▸ **Exercise material**

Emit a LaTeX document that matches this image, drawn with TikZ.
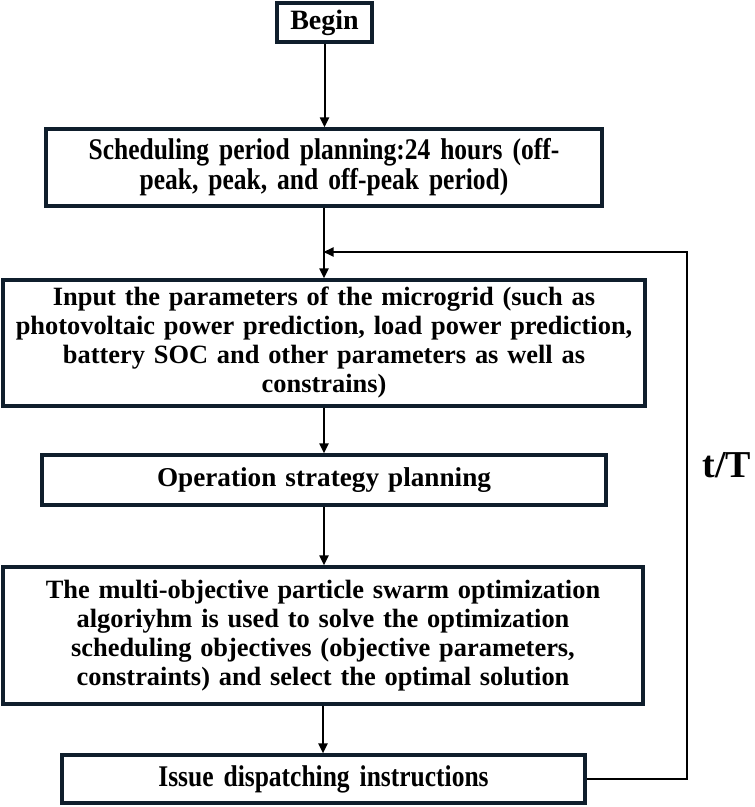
\documentclass[tikz,border=0pt]{standalone}
\usepackage{fontspec}
\setmainfont{Liberation Serif}
\newfontfamily\narrowserif[FakeStretch=0.85]{Liberation Serif}
\usetikzlibrary{arrows.meta,positioning}
\definecolor{boxnavy}{HTML}{0F1E2C}

\begin{document}
\begin{tikzpicture}[x=0.5pt,y=-0.5pt,
  every node/.style={font=\bfseries\fontsize{13.2}{14.5}\selectfont},
  box/.style={draw=boxnavy,line width=1.6pt,fill=white,align=center,inner sep=0pt},
  narrow/.style={font=\narrowserif\bfseries\fontsize{15}{15}\selectfont},
  flow/.style={line width=1pt,-{Triangle[length=5pt,width=4.5pt]}}]
\useasboundingbox (0,0) rectangle (754,807);
\node[box,font=\bfseries\fontsize{14}{16}\selectfont,minimum width=47.5pt,minimum height=19.5pt] (begin) at (324.5,22.5) {Begin};
\node[box,narrow,minimum width=278pt,minimum height=38.5pt,text width=270pt] (sched) at (324,167.5)
  {Scheduling period planning:24 hours (off-\\peak, peak, and off-peak period)};
\node[box,minimum width=321pt,minimum height=63pt,text width=318pt] (input) at (324,343)
  {Input the parameters of the microgrid (such as\\photovoltaic power prediction, load power prediction,\\battery SOC and other parameters as well as\\constrains)};
\node[box,font=\bfseries\fontsize{13.6}{15}\selectfont,minimum width=282pt,minimum height=25pt,text width=270pt] (oper) at (324,480)
  {Operation strategy planning};
\node[box,minimum width=320pt,minimum height=68.5pt,text width=318pt] (multi) at (323,635.5)
  {The multi-objective particle swarm optimization\\algoriyhm is used to solve the optimization\\scheduling objectives (objective parameters,\\constraints) and select the optimal solution};
\node[box,narrow,minimum width=261.5pt,minimum height=24pt,text width=255pt] (issue) at (323.5,779)
  {Issue dispatching instructions};
\coordinate (loopin) at (323.5,252);
\coordinate (loopbr) at (687,779);
\coordinate (looptr) at (687,252);
\draw[flow] (begin.south) -- (begin.south |- sched.north);
\draw[flow] (sched.south) -- (sched.south |- input.north);
\draw[flow] (input.south) -- (input.south |- oper.north);
\draw[flow] (oper.south) -- (oper.south |- multi.north);
\draw[flow] (multi.south) -- (multi.south |- issue.north);
\draw[flow] (issue.east) -- (loopbr) -- (looptr) -- (loopin);
\node[font=\bfseries\fontsize{19}{21}\selectfont] (tT) at (727,465) {t/T};
\end{tikzpicture}
\end{document}
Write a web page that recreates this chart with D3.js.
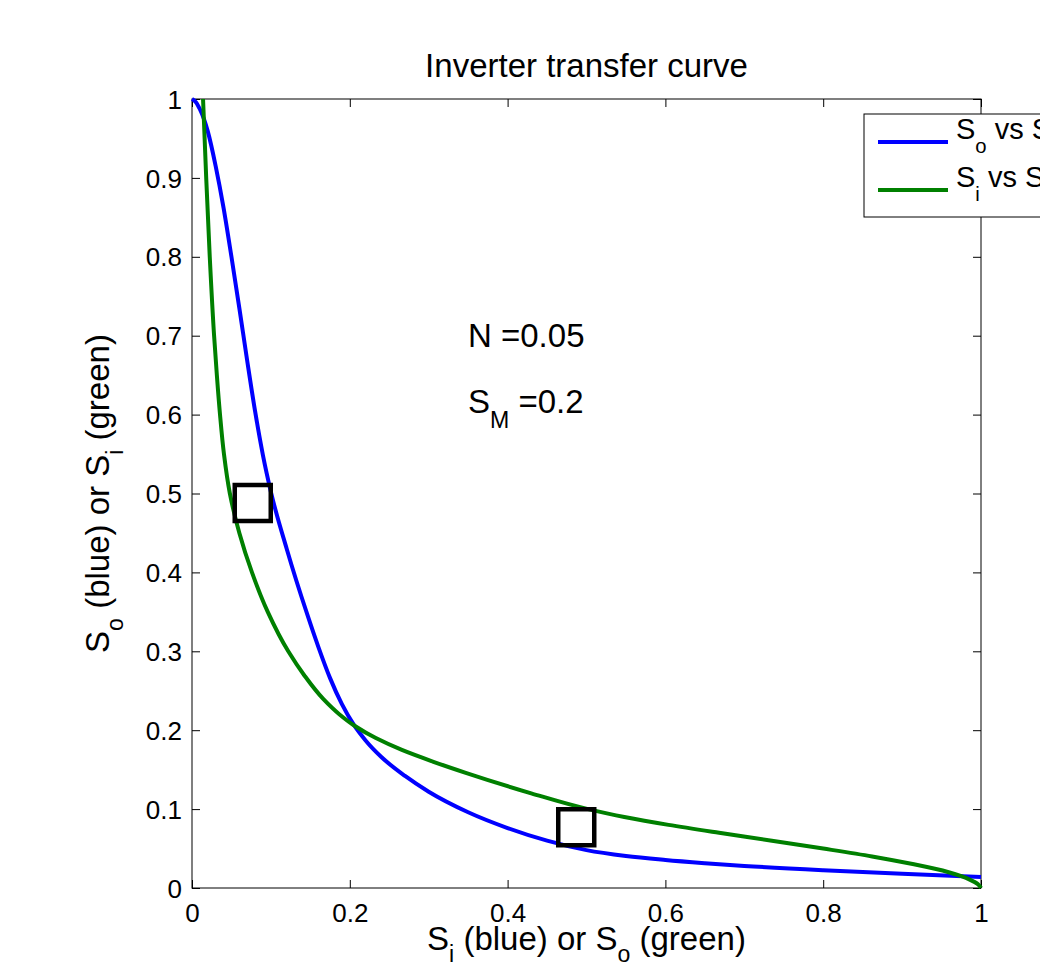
<!DOCTYPE html>
<html><head><meta charset="utf-8">
<script src="https://cdn.jsdelivr.net/npm/d3@7"></script>
<style>
html,body{margin:0;padding:0;background:#fff;}
text{font-family:"Liberation Sans",Arial,Helvetica,sans-serif;fill:#000;}
</style></head>
<body>
<svg id="chart" width="1040" height="967"></svg>
<script>
// Transfer curve: input Si -> output So (blue); green is the same data with axes swapped
const siValues = [0, 0.005, 0.01, 0.015, 0.02, 0.03, 0.04, 0.05, 0.06, 0.07, 0.08, 0.09, 0.10, 0.12, 0.146, 0.16, 0.175, 0.19, 0.205, 0.22, 0.24, 0.27, 0.30, 0.35, 0.40, 0.45, 0.50, 0.55, 0.60, 0.65, 0.70, 0.80, 0.90, 1.0];
const soValues = [1, 0.996, 0.987, 0.975, 0.959, 0.915, 0.862, 0.800, 0.735, 0.668, 0.604, 0.548, 0.502, 0.430, 0.347, 0.306, 0.266, 0.233, 0.207, 0.187, 0.166, 0.142, 0.122, 0.096, 0.076, 0.060, 0.048, 0.0405, 0.0355, 0.0315, 0.028, 0.0225, 0.018, 0.014];
const markerX = [0.077, 0.487];
const markerY = [0.488, 0.077];
const xTicks = [0, 0.2, 0.4, 0.6, 0.8, 1];
const yTicks = [0, 0.1, 0.2, 0.3, 0.4, 0.5, 0.6, 0.7, 0.8, 0.9, 1];
const legendLabels = [["S","o"," vs S","i"],["S","i"," vs S","o"]];
const colors = ["#0000ff", "#008000"];

const svg = d3.select("#chart");
const L = 192, R = 981, T = 99, B = 888;
const x = d3.scaleLinear().domain([0,1]).range([L,R]);
const y = d3.scaleLinear().domain([0,1]).range([B,T]);
const fmt = d => d3.format("~g")(d);
const FF = "Liberation Sans, Arial, sans-serif";

// axes box
svg.append("rect").attr("x",L).attr("y",T).attr("width",R-L).attr("height",B-T)
  .attr("fill","none").attr("stroke","#000").attr("stroke-width",1);

const tl = 8;
svg.append("g").attr("transform",`translate(0,${B})`)
  .call(d3.axisBottom(x).tickValues(xTicks).tickFormat(fmt).tickSizeInner(-tl).tickSizeOuter(0).tickPadding(16))
  .call(g=>{g.select(".domain").remove(); g.selectAll("text").attr("font-size",26).attr("font-family",FF).attr("dy","0.71em");});
svg.append("g").attr("transform",`translate(0,${T})`)
  .call(d3.axisTop(x).tickValues(xTicks).tickFormat("").tickSizeInner(-tl).tickSizeOuter(0))
  .call(g=>g.select(".domain").remove());
svg.append("g").attr("transform",`translate(${L},0)`)
  .call(d3.axisLeft(y).tickValues(yTicks).tickFormat(fmt).tickSizeInner(-tl).tickSizeOuter(0).tickPadding(10))
  .call(g=>{g.select(".domain").remove(); g.selectAll("text").attr("font-size",26).attr("font-family",FF).attr("dy","0.35em");});
svg.append("g").attr("transform",`translate(${R},0)`)
  .call(d3.axisRight(y).tickValues(yTicks).tickFormat("").tickSizeInner(-tl).tickSizeOuter(0))
  .call(g=>g.select(".domain").remove());
svg.selectAll(".tick line").attr("stroke","#000");

const pts = siValues.map((s,i)=>[s, soValues[i]]);
const lineBlue = d3.line().x(d=>x(d[0])).y(d=>y(d[1])).curve(d3.curveMonotoneX);
const lineGreen = d3.line().x(d=>x(d[1])).y(d=>y(d[0])).curve(d3.curveMonotoneY);

svg.append("path").datum(pts).attr("d",lineBlue).attr("fill","none")
  .attr("stroke",colors[0]).attr("stroke-width",4);
svg.append("path").datum(pts).attr("d",lineGreen).attr("fill","none")
  .attr("stroke",colors[1]).attr("stroke-width",4);

// square markers
svg.selectAll("path.mk").data(markerX.map((v,i)=>[v,markerY[i]])).enter().append("path")
  .attr("class","mk")
  .attr("transform",d=>`translate(${x(d[0])},${y(d[1])})`)
  .attr("d",d3.symbol().type(d3.symbolSquare).size(36*36))
  .attr("fill","none").attr("stroke","#000").attr("stroke-width",4.5);

// helper for text with subscripts: parts alternate normal, subscript
function subText(sel, parts, size, shift){
  parts.forEach((p,i)=>{
    const sub = i%2===1;
    const ts = sel.append("tspan").text(p).attr("font-size", sub? size*0.7 : size);
    if(sub) ts.attr("dy", shift);
    else if(i>0) ts.attr("dy", -shift);
  });
}

// title
svg.append("text").attr("x",(L+R)/2).attr("y",77).attr("text-anchor","middle")
  .attr("font-size",33).text("Inverter transfer curve");

// x label
const xl = svg.append("text").attr("x",(L+R)/2).attr("y",950).attr("text-anchor","middle");
subText(xl, ["S","i"," (blue) or S","o"," (green)"], 33, 12);

// y label
const yl = svg.append("text").attr("transform",`translate(109,${(T+B)/2}) rotate(-90)`).attr("text-anchor","middle");
subText(yl, ["S","o"," (blue) or S","i"," (green)"], 33, 14);

// annotations
svg.append("text").attr("x",468).attr("y",347).attr("font-size",33).text("N =0.05");
const sm = svg.append("text").attr("x",468).attr("y",413);
subText(sm, ["S","M"," =0.2"], 33, 15);

// legend
const lg = svg.append("g");
lg.append("rect").attr("x",864).attr("y",114).attr("width",300).attr("height",103)
  .attr("fill","#fff").attr("stroke","#000").attr("stroke-width",1);
const lyPos = [142, 190];
legendLabels.forEach((lab,i)=>{
  lg.append("line").attr("x1",878).attr("x2",948).attr("y1",lyPos[i]).attr("y2",lyPos[i])
    .attr("stroke",colors[i]).attr("stroke-width",4);
  const t = lg.append("text").attr("x",956).attr("y",lyPos[i]-3);
  subText(t, lab, 29, 14);
});
</script>
</body></html>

▸ **Requirements**
Extract lines where the string "chart" occurs.

▸ **Reply to the exercise**
Write a web page that recreates this chart with D3.js.
<svg id="chart" width="1040" height="967"></svg>
const svg = d3.select("#chart");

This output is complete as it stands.